The combination of Atkin’s dry, deadpan delivery and James’s clever allusive lyrics won a cult audience, a large part of which were students, bedsit poets, hip English teachers, lovers of books and literature, wits and scholars, singers and musicians, wild-eyed drunks quoting Kierkegaard in public bars…
The songs are full of wordplay, slang, allusions drawn from literature, art, cinema, popular culture. William Blake, Shakespeare, John Donne, Petrarch, TS Eliot sit alongside references to the Lone Ranger, Elvis, biros, double decker buses, Guy Fawkes’ Day, Ford Cortinas, second-class train carriages, Star Trek.

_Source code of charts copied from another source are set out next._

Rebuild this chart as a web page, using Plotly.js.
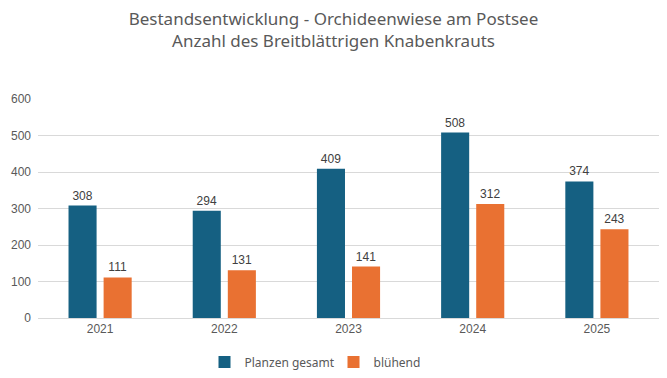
<!DOCTYPE html>
<html>
<head>
<meta charset="utf-8">
<script src="https://cdn.plot.ly/plotly-3.0.1.min.js"></script>
<style>html,body{margin:0;padding:0;background:#fff;}#chart{width:667px;height:378px;}</style>
</head>
<body>
<div id="chart"></div>
<script>
const years = ["2021", "2022", "2023", "2024", "2025"];
const planzenGesamt = [308, 294, 409, 508, 374];
const bluehend = [111, 131, 141, 312, 243];
const seriesNames = ["Planzen gesamt", "blühend"];
const titleLines = ["Bestandsentwicklung - Orchideenwiese am Postsee", "Anzahl des Breitblättrigen Knabenkrauts"];

const labelFont = {family: "Liberation Sans, Arial, sans-serif", size: 12, color: "#404040"};
const traces = [
  {type: "bar", x: years, y: planzenGesamt, name: seriesNames[0], marker: {color: "#156082"},
   text: planzenGesamt.map(String), textposition: "outside", textfont: labelFont, cliponaxis: false, hoverinfo: "none"},
  {type: "bar", x: years, y: bluehend, name: seriesNames[1], marker: {color: "#E97132"},
   text: bluehend.map(String), textposition: "outside", textfont: labelFont, cliponaxis: false, hoverinfo: "none"}
];
const layout = {
  width: 667, height: 378,
  margin: {l: 38, r: 8, t: 99, b: 60, autoexpand: false},
  paper_bgcolor: "#fff", plot_bgcolor: "#fff",
  title: {text: titleLines.join("<br>"), font: {family: "Noto Sans, sans-serif", size: 17, color: "#595959"},
          x: 0.5, xanchor: "center", y: 0.935, yanchor: "middle", yref: "container"},
  barmode: "group", bargap: 0.435, bargroupgap: 0.2,
  xaxis: {type: "category", showgrid: false, zeroline: false, showline: true, linecolor: "#D9D9D9", linewidth: 1,
          ticks: "", tickfont: {family: "Liberation Sans, Arial, sans-serif", size: 12, color: "#595959"}},
  yaxis: {range: [0, 600], dtick: 100, showgrid: true, gridcolor: "#D9D9D9", gridwidth: 1, zeroline: false,
          ticks: "", ticklabelstandoff: 6, tickfont: {family: "Liberation Sans, Arial, sans-serif", size: 12, color: "#595959"}},
  showlegend: true,
  legend: {orientation: "h", x: 0.5, xanchor: "center", xref: "container", y: 0.042, yanchor: "middle", yref: "container",
           font: {family: "Noto Sans, sans-serif", size: 12, color: "#595959"}, itemwidth: 30, traceorder: "normal",
           entrywidth: 84, entrywidthmode: "pixels"}
};
Plotly.newPlot("chart", traces, layout, {displayModeBar: false, staticPlot: true});
</script>
</body>
</html>
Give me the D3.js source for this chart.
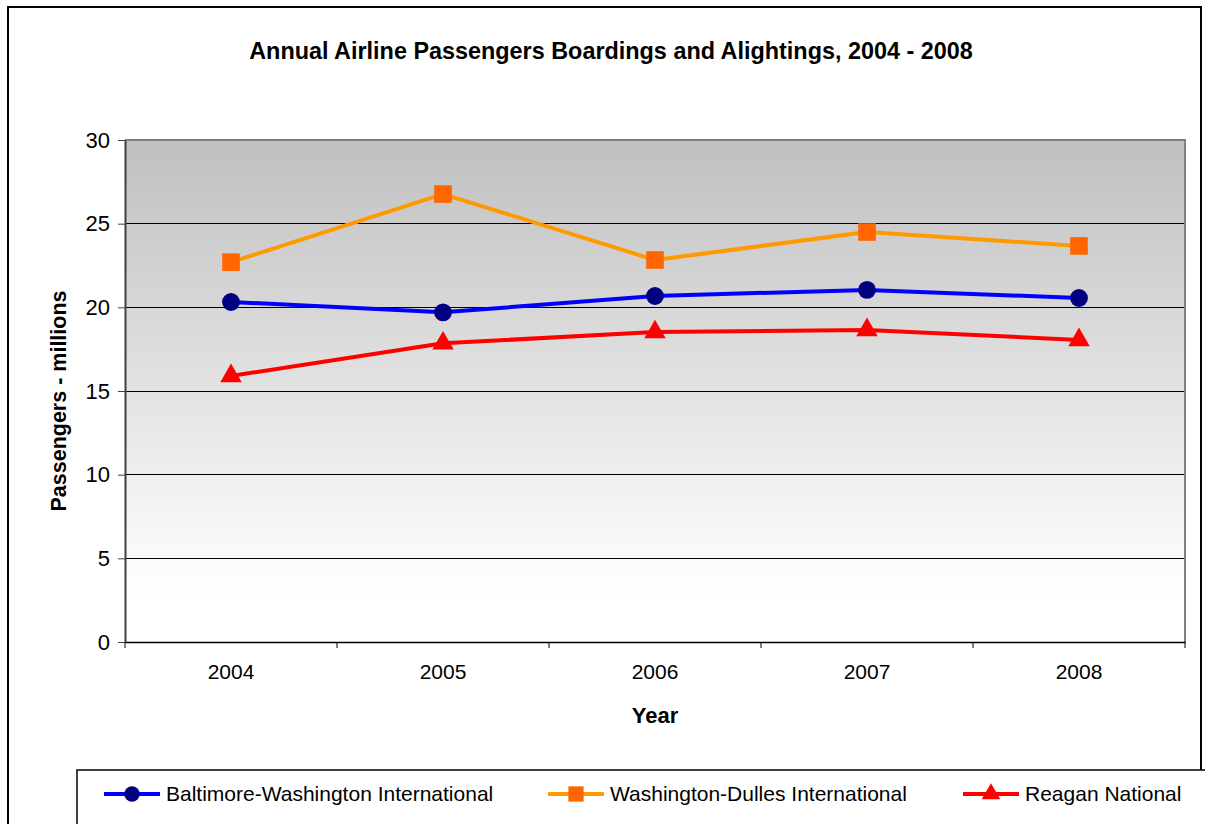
<!DOCTYPE html>
<html><head><meta charset="utf-8">
<script src="https://cdn.jsdelivr.net/npm/d3@7"></script>
<style>body{margin:0;background:#fff;font-family:Arial,"Liberation Sans",sans-serif;}</style>
</head><body><svg id="c" width="1205" height="824"></svg>
<script>
const years = ["2004","2005","2006","2007","2008"];
const bwi = [20.32, 19.70, 20.68, 21.04, 20.56];
const iad = [22.70, 26.77, 22.83, 24.50, 23.67];
const dca = [15.90, 17.85, 18.52, 18.65, 18.05];
const yTicks = [0,5,10,15,20,25,30];
const seriesNames = ["Baltimore-Washington International","Washington-Dulles International","Reagan National"];

const FONT = "Arial,'Liberation Sans',sans-serif";
const svg = d3.select("#c").attr("font-family",FONT);
const L=125, R=1185, T=140, B=642;
const x = d3.scaleBand().domain(years).range([L,R]);
const y = d3.scaleLinear().domain([0,30]).range([B,T]);

// outer border
svg.append("rect").attr("x",8).attr("y",7).attr("width",1193).attr("height",840)
  .attr("fill","#fff").attr("stroke","#000").attr("stroke-width",2);

// gradient
const defs = svg.append("defs");
const g = defs.append("linearGradient").attr("id","bg").attr("x1",0).attr("y1",0).attr("x2",0).attr("y2",1);
g.append("stop").attr("offset",0).attr("stop-color","#c0c0c0");
g.append("stop").attr("offset",0.91).attr("stop-color","#ffffff");
g.append("stop").attr("offset",1).attr("stop-color","#ffffff");
svg.append("rect").attr("x",L).attr("y",T).attr("width",R-L).attr("height",B-T).attr("fill","url(#bg)");

// gridlines
svg.append("g").selectAll("line").data(yTicks.filter(d=>d>0&&d<30)).join("line")
  .attr("x1",L).attr("x2",R).attr("y1",d=>y(d)).attr("y2",d=>y(d))
  .attr("stroke","#000").attr("stroke-width",1).attr("shape-rendering","crispEdges");
// plot border top/right
svg.append("path").attr("d",`M${L},${T}H${R}V${B}`).attr("fill","none")
  .attr("stroke","#808080").attr("stroke-width",2).attr("shape-rendering","crispEdges");

// y axis
const ya = svg.append("g").attr("transform",`translate(${L},0)`)
  .call(d3.axisLeft(y).tickValues(yTicks).tickSize(7).tickPadding(8).tickSizeOuter(0));
ya.select(".domain").attr("stroke","#404040").attr("stroke-width",2);
ya.selectAll(".tick line").attr("stroke","#404040");
ya.selectAll("text").attr("font-size",22).attr("font-family",FONT).attr("fill","#000");

// x axis
const xa = svg.append("g").attr("transform",`translate(0,${B})`)
  .call(d3.axisBottom(x).tickSize(0).tickPadding(22));
xa.select(".domain").attr("stroke","#000").attr("stroke-width",1.5);
xa.selectAll("text").attr("font-size",21).attr("font-family",FONT).attr("fill","#000");
const bounds = years.map(d=>x(d)).concat([R]);
svg.append("g").selectAll("line").data(bounds).join("line")
  .attr("x1",d=>d).attr("x2",d=>d).attr("y1",B).attr("y2",B+6).attr("stroke","#000");

// titles
svg.append("text").attr("x",611).attr("y",59).attr("text-anchor","middle")
  .attr("font-size",23.4).attr("font-weight","bold").text("Annual Airline Passengers Boardings and Alightings, 2004 - 2008");
svg.append("text").attr("x",655).attr("y",723).attr("text-anchor","middle")
  .attr("font-size",22).attr("font-weight","bold").text("Year");
svg.append("text").attr("transform",`translate(66,401) rotate(-90)`).attr("text-anchor","middle")
  .attr("font-size",21.5).attr("font-weight","bold").text("Passengers - millions");

// series
const series = [
  {name:seriesNames[0], vals:bwi, line:"#0000ff", fill:"#000080", sym:d3.symbolCircle, size:250},
  {name:seriesNames[1], vals:iad, line:"#ff9900", fill:"#ff6600", sym:d3.symbolSquare, size:310},
  {name:seriesNames[2], vals:dca, line:"#ff0000", fill:"#ff0000", sym:d3.symbolTriangle, size:200}
];
const cx = d=>x(d)+x.bandwidth()/2;
const lineGen = d3.line().x((v,i)=>cx(years[i])).y(v=>y(v));
series.forEach(s=>{
  svg.append("path").datum(s.vals).attr("d",lineGen).attr("fill","none")
    .attr("stroke",s.line).attr("stroke-width",4).attr("stroke-linejoin","round");
  svg.append("g").selectAll("path").data(s.vals).join("path")
    .attr("d",d3.symbol().type(s.sym).size(s.size))
    .attr("transform",(v,i)=>`translate(${cx(years[i])},${y(v)})`)
    .attr("fill",s.fill);
});

// legend
svg.append("rect").attr("x",77).attr("y",770).attr("width",1140).attr("height",80)
  .attr("fill","#fff").attr("stroke","#000").attr("stroke-width",1.5);
const legX = [104, 548, 963];
const legY = 794;
series.forEach((s,i)=>{
  const lg = svg.append("g").attr("transform",`translate(${legX[i]},${legY})`);
  lg.append("line").attr("x1",0).attr("x2",56).attr("stroke",s.line).attr("stroke-width",4);
  lg.append("path").attr("d",d3.symbol().type(s.sym).size(s.size*0.75)).attr("transform","translate(28,0)").attr("fill",s.fill);
  lg.append("text").attr("x",62).attr("y",7).attr("font-size",21).text(s.name);
});
</script></body></html>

The songs are tightly constructed, reminiscent of French chansons and Elizabethan lyric poems, with the end rhymes clicking satisfactorily and the internal rhymes adding a lyrical jauntiness.
This, and the self-deprecating, self-aware wit and sense of the absurd, offsets the songs’ atmosphere of melancholy and despair. Pete Atkin’s music brings an extra dimension to the words. It covers the range of jazz, rock, pop, Broadway, Tin Pan Alley, and underlines the songs’ poignancy.
Girl on a Train is a sweet sad story of what might have been. I imagine that the train is going to Cambridge, just because that is where James and Atkin met, and the girl who is reading a volume of Paul Verlaine’s poetry might be a student there. She’s totally absorbed in the book, making notes in the margin, oblivious of the boy opposite who is entranced by her beauty.
Not only that, he is himself a poet, a leading young hope, and he is alive and just a few feet away from her, yet she ploughs on through the work of this dead, obsolete writer who can’t see her fabulous mouth and isn’t drowning in her eyes. He thinks of ways of making her notice him, such as offering the driver money to crash the train so that he could behave like a hero (wonderful rhyme with ‘wreck’ and ‘cheque’ here) but there is nothing to be done.
The girl gets off the train and walks like a princess out of his life, leaving him to sing his plaintive song over and over again, like a wandering troubadour of bygone days.
A nice little back story is sketched in. He boards the train, relieved to have got out of town with ten quid from the bank in his pocket. Why did he leave? The train journey lasts an hour, during which time his heart ‘mended and broke’. This suggests that he left town with a broken heart, which was cured by falling in love with the girl opposite, only to be broken again as she walked off.
Here we have a true romantic, a courtly lover who worships and suffers at the altar of love, which can strike anywhere, even in a second-class train compartment rattling through English fields in the wind and the rain.